Hadoop on Windows - UNHEALTHY Data Nodes Fix
Solution to fix the issue
If you have been running Hadoop on Windows machines, you may encounter issues about unhealthy data nodes.
Usually this will happen if there is no enough disk space in your local drive.
For example, if I start the HDFS and YARN demons under the context of C drive, the local temporary folders will be created in C drive.

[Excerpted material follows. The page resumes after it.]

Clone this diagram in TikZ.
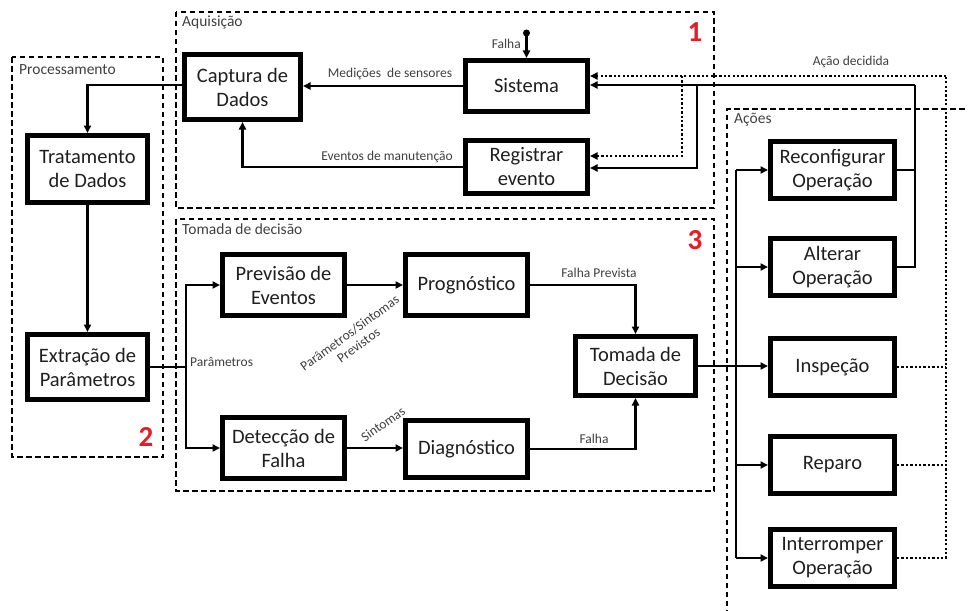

C:\>%HADOOP_HOME%\sbin\start-dfs.cmd
C:\>%HADOOP_HOME%\sbin\start-yarn.cmd
By default, YARN will check the disk ratio and the default ratio is 90%. If your C drive has less than 10% space left (which is my case), YARN will report unhealthy nodes errors:
local-dirs have errors: [ /tmp/hadoop-fahao/nm-local-dir : Directory is not writable: mphadoop-fahao m-local-dir ]
*Your user name can be different from mine.
So to fix this problem, you can change YARN configuration to skip disk ratio check or increase the default ratio to 99%; alternatively you can also free up some space.
However, for my scenario, the issue is different as my Hadoop cluster is configured in F drive which has enough space. So if I start these daemons under the context of F drive and the issue is gone.
C:\WINDOWS\system32>cd /D F:
F:\>%HADOOP_HOME%\sbin\start-dfs.cmd
F:\>%HADOOP_HOME%\sbin\start-yarn.cmd
starting yarn daemons
I can also confirm that the temporary directories are now created in F drive:
For UNIX/Linux systems
Of course, you may encounter similar issues. To fix the issue, you need to ensure your local temporary folder has enough space, i.e. disk usage ratio is lower than YARN configured.
The default temporary folder is: /tmp/hadoop-{hdusername}/nm-local-dir.
*Replace {hdusername} with your user name.